## Required work
Starting at the first line of the data, print each line verbatim up to and including the line bearing "60000, 61000, 62000];", omitting pictures.

## Data section
--------------------------------------------------
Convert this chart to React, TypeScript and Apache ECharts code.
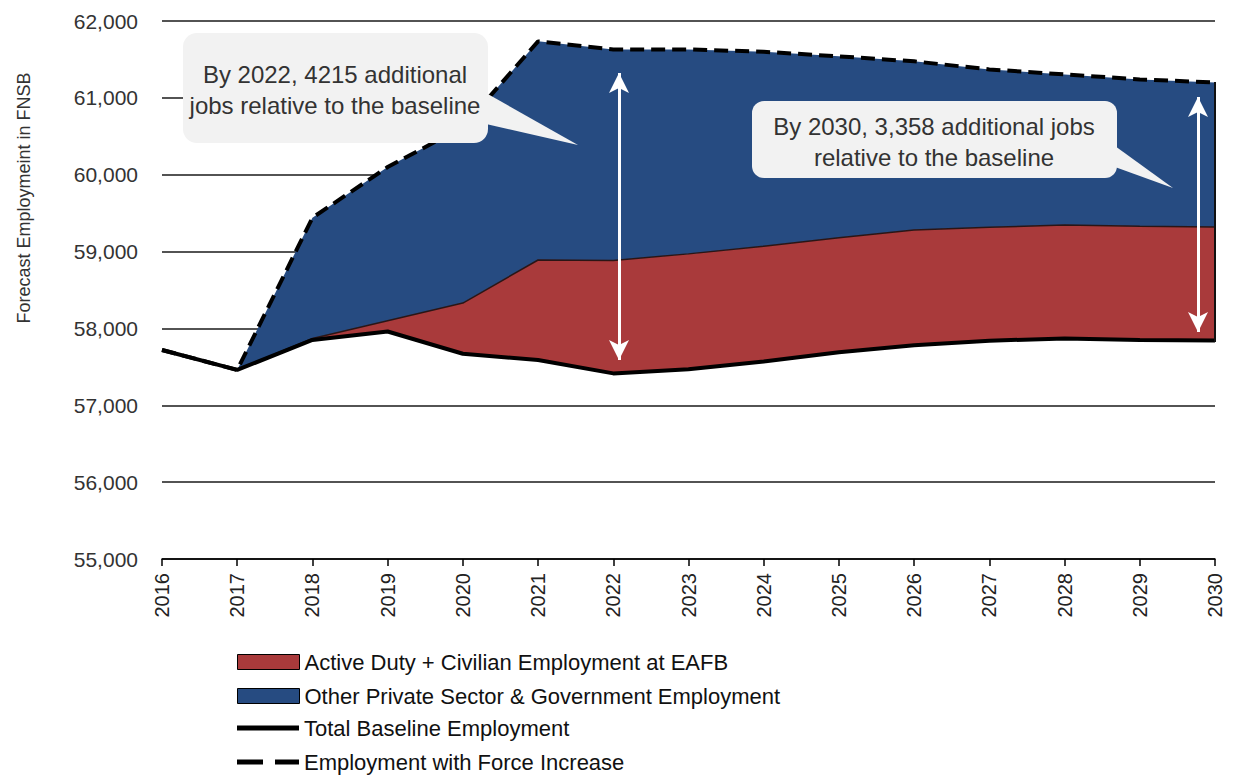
import React, { useEffect, useRef } from "react";
import * as echarts from "echarts";

const years = ["2016","2017","2018","2019","2020","2021","2022","2023","2024","2025","2026","2027","2028","2029","2030"];
// Total baseline employment
const baseline = [57720, 57460, 57850, 57960, 57670, 57590, 57415, 57470, 57570, 57690, 57780, 57840, 57870, 57850, 57842];
// Baseline + Active Duty/Civilian at EAFB (top of red band)
const eafbTop = [57720, 57460, 57870, 58100, 58330, 58890, 58885, 58970, 59070, 59180, 59280, 59315, 59345, 59330, 59320];
// Employment with force increase (top of blue band)
const forceTotal = [57720, 57460, 59440, 60100, 60620, 61735, 61630, 61630, 61600, 61540, 61475, 61370, 61305, 61240, 61200];
const yTicks = [55000, 56000, 57000, 58000, 59000, 60000, 61000, 62000];

const NAME_RED = "Active Duty + Civilian Employment at EAFB";
const NAME_BLUE = "Other Private Sector & Government Employment";
const NAME_BASE = "Total Baseline Employment";
const NAME_FORCE = "Employment with Force Increase";

const RED = "#A93A3B";
const BLUE = "#264B81";
const FONT = '"Liberation Sans", Arial, sans-serif';

export default function App() {
  const ref = useRef<HTMLDivElement>(null);
  useEffect(() => {
    if (!ref.current) return;
    const chart = echarts.init(ref.current, null, { renderer: "svg" });
    const redBand = eafbTop.map((v, i) => v - baseline[i]);
    const blueBand = forceTotal.map((v, i) => v - eafbTop[i]);
    const legendText = { fontSize: 22, color: "#111", fontFamily: FONT };
    chart.setOption({
      animation: false,
      backgroundColor: "#fff",
      textStyle: { fontFamily: FONT },
      grid: { left: 162, right: 21, top: 21, bottom: 218 },
      xAxis: {
        type: "category",
        data: years,
        boundaryGap: false,
        axisLine: { lineStyle: { color: "#000", width: 1.5 } },
        axisTick: { show: true, length: 7, lineStyle: { color: "#000", width: 1.5 } },
        axisLabel: { rotate: 90, fontSize: 20, color: "#222", margin: 14, fontFamily: FONT },
        splitLine: { show: false },
      },
      yAxis: {
        type: "value",
        min: yTicks[0],
        max: yTicks[yTicks.length - 1],
        interval: 1000,
        axisLine: { show: false },
        axisTick: { show: false },
        axisLabel: {
          fontSize: 21,
          color: "#333",
          margin: 24,
          fontFamily: FONT,
          formatter: (v: number) => v.toLocaleString("en-US"),
        },
        splitLine: { lineStyle: { color: "#1a1a1a", width: 1.5 } },
      },
      legend: [
        {
          orient: "vertical",
          left: 237,
          top: 651,
          padding: 0,
          itemWidth: 62,
          itemHeight: 15,
          itemGap: 12,
          selectedMode: false,
          textStyle: legendText,
          data: [
            { name: NAME_RED, icon: "rect", itemStyle: { color: RED, borderColor: "#000", borderWidth: 1 } },
            { name: NAME_BLUE, icon: "rect", itemStyle: { color: BLUE, borderColor: "#000", borderWidth: 1 } },
          ],
        },
        {
          orient: "vertical",
          left: 237,
          top: 717,
          padding: 0,
          itemWidth: 62,
          itemHeight: 5,
          itemGap: 12,
          selectedMode: false,
          textStyle: legendText,
          data: [
            { name: NAME_BASE, icon: "rect", itemStyle: { color: "#000", borderWidth: 0 } },
            { name: NAME_FORCE, icon: "path://M0,0H26V5H0Z M38,0H62V5H38Z", itemStyle: { color: "#000", borderWidth: 0 } },
          ],
        },
      ],
      series: [
        {
          name: NAME_BASE,
          type: "line",
          stack: "emp",
          data: baseline,
          symbol: "none",
          color: "#000",
          lineStyle: { color: "#000", width: 4 },
          z: 5,
        },
        {
          name: NAME_RED,
          type: "line",
          stack: "emp",
          data: redBand,
          symbol: "none",
          color: RED,
          itemStyle: { color: RED },
          lineStyle: { color: "#2b1515", width: 1.5 },
          areaStyle: { color: RED, opacity: 1 },
          z: 2,
        },
        {
          name: NAME_BLUE,
          type: "line",
          stack: "emp",
          data: blueBand,
          symbol: "none",
          color: BLUE,
          itemStyle: { color: BLUE },
          lineStyle: { width: 0 },
          areaStyle: { color: BLUE, opacity: 1 },
          z: 2,
        },
        {
          name: NAME_FORCE,
          type: "line",
          data: forceTotal,
          symbol: "none",
          color: "#000",
          lineStyle: { color: "#000", width: 4, type: [14, 7] },
          z: 6,
          markLine: {
            silent: true,
            symbol: ["arrow", "arrow"],
            symbolSize: [15, 20],
            label: { show: false },
            lineStyle: { color: "#fff", width: 3, type: "solid" },
            data: [
              [{ x: 619, y: 73 }, { x: 619, y: 360 }],
              [{ x: 1198, y: 97 }, { x: 1198, y: 332 }],
            ],
          },
        },
      ],
      graphic: [
        {
          type: "text",
          z: 100,
          x: 24,
          y: 198,
          rotation: Math.PI / 2,
          style: {
            text: "Forecast Employmeint in FNSB",
            font: `18px ${FONT}`,
            fill: "#333",
            textAlign: "center",
            textVerticalAlign: "middle",
          },
        },
        { type: "line", z: 7, shape: { x1: 1215, y1: 82, x2: 1215, y2: 342 }, style: { stroke: "#111", lineWidth: 2 } },
        { type: "rect", z: 100, shape: { x: 183, y: 33, width: 305, height: 110, r: 14 }, style: { fill: "#f2f2f2" } },
        { type: "polygon", z: 100, shape: { points: [[486, 93], [486, 124], [578, 145]] }, style: { fill: "#f2f2f2" } },
        {
          type: "text",
          z: 101,
          x: 335,
          y: 90,
          style: {
            text: "By 2022, 4215 additional\njobs relative to the baseline",
            font: `24px ${FONT}`,
            fill: "#333",
            textAlign: "center",
            textVerticalAlign: "middle",
            lineHeight: 31,
          },
        },
        { type: "rect", z: 100, shape: { x: 752, y: 101, width: 365, height: 77, r: 12 }, style: { fill: "#f2f2f2" } },
        { type: "polygon", z: 100, shape: { points: [[1115, 146], [1115, 167], [1173, 188]] }, style: { fill: "#f2f2f2" } },
        {
          type: "text",
          z: 101,
          x: 934,
          y: 142,
          style: {
            text: "By 2030, 3,358 additional jobs\nrelative to the baseline",
            font: `24px ${FONT}`,
            fill: "#333",
            textAlign: "center",
            textVerticalAlign: "middle",
            lineHeight: 31,
          },
        },
      ],
    });
    return () => chart.dispose();
  }, []);
  return <div ref={ref} style={{ position: "fixed", left: 0, top: 0, width: 1236, height: 777 }} />;
}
--------------------------------------------------
## The output
Convert this chart to React, TypeScript and Apache ECharts code.
import React, { useEffect, useRef } from "react";
import * as echarts from "echarts";

const years = ["2016","2017","2018","2019","2020","2021","2022","2023","2024","2025","2026","2027","2028","2029","2030"];
// Total baseline employment
const baseline = [57720, 57460, 57850, 57960, 57670, 57590, 57415, 57470, 57570, 57690, 57780, 57840, 57870, 57850, 57842];
// Baseline + Active Duty/Civilian at EAFB (top of red band)
const eafbTop = [57720, 57460, 57870, 58100, 58330, 58890, 58885, 58970, 59070, 59180, 59280, 59315, 59345, 59330, 59320];
// Employment with force increase (top of blue band)
const forceTotal = [57720, 57460, 59440, 60100, 60620, 61735, 61630, 61630, 61600, 61540, 61475, 61370, 61305, 61240, 61200];
const yTicks = [55000, 56000, 57000, 58000, 59000, 60000, 61000, 62000];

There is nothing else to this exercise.